Schools falling apart: Leaky roofs, mold, rotting wood, poor air quality

Don Conkey

Superintendents in 12 South Shore school districts have admitted that 34 schools under their charge have grave structural and mechanical problems “seriously jeopardizing the health and safety” of thousands of students.

Not only haven’t school administrators hid this assertion, they’ve publicized it to try to get funding from the state. In “statements of interest” to the Massachusetts School Building Authority, they labeled their projects as “Priority 1.” By so doing, they stated that all or part of these academic buildings were “structurally unsound or otherwise,” with conditions so bad that they threatened the well-being of those unlucky enough to work or learn inside of them.

The problems in these schools run the gamut from ungrounded electrical sockets in Braintree to asbestos in Stoughton.
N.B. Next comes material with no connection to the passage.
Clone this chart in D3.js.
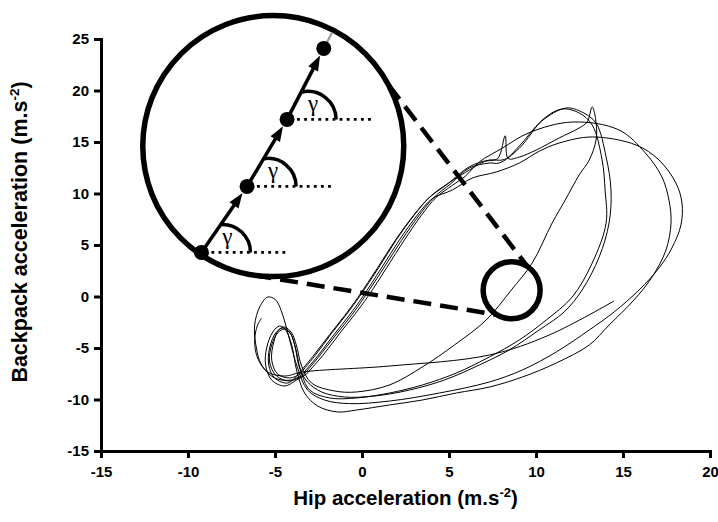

Poor air ventilation is one of the most pervasive concerns as are plumbing problems and infestations of mold.

It’s common for temperatures to vary widely, from classroom to classroom. Students and teachers in many schools – like the 13 local ones identified in “statements of interest” filed with the state – often must work around buckets placed on the floor and by windows to catch leaking rain water.

The building authority received a flood of requests last year from communities in need of upgrading crumbling schools, ending a five-year moratorium on state funding.

“I’m not surprised at all that there are that many schools,” Rockland School Superintendent John Retchless said. “Gov. (Mitt) Romney reduced local aid in 2003, and schools have been under funded since then.”

Rockland is one of the lucky ones, on track to get funding for Rogers Middle School; if all goes to plan, its replacement could open in 2012. The money came after school administrators laid out its problems – from decaying walls to out-of-code exhaust systems to persistent leaks – in detail.

“The bottom line is that the (School Building Authority) identified 83 school districts” to fund, said Retchless, justifying the move to hold nothing back in stating the school’s problems. “You’re going to get one kick at the can.”

Yet many schools with pressing structural and safety concerns did not get a share of the funding pie. Thus, they are left with a bleak public record of the dangers in their schools – buildings that, despite such problems, still house students every day.

And, while no decisions have been made, the prospects of them getting future funding seems increasingly tenuous, given sagging tax revenues and a slow economy.

Gov. Deval Patrick said Thursday that state revenues were $223 million behind projections in the first quarter of the state’s fiscal year, prompting a wave of immediate budget cuts.

“I believe they are a signal of worse news ahead,” he said. “As disruptive as these actions may be, the circumstances demand action.”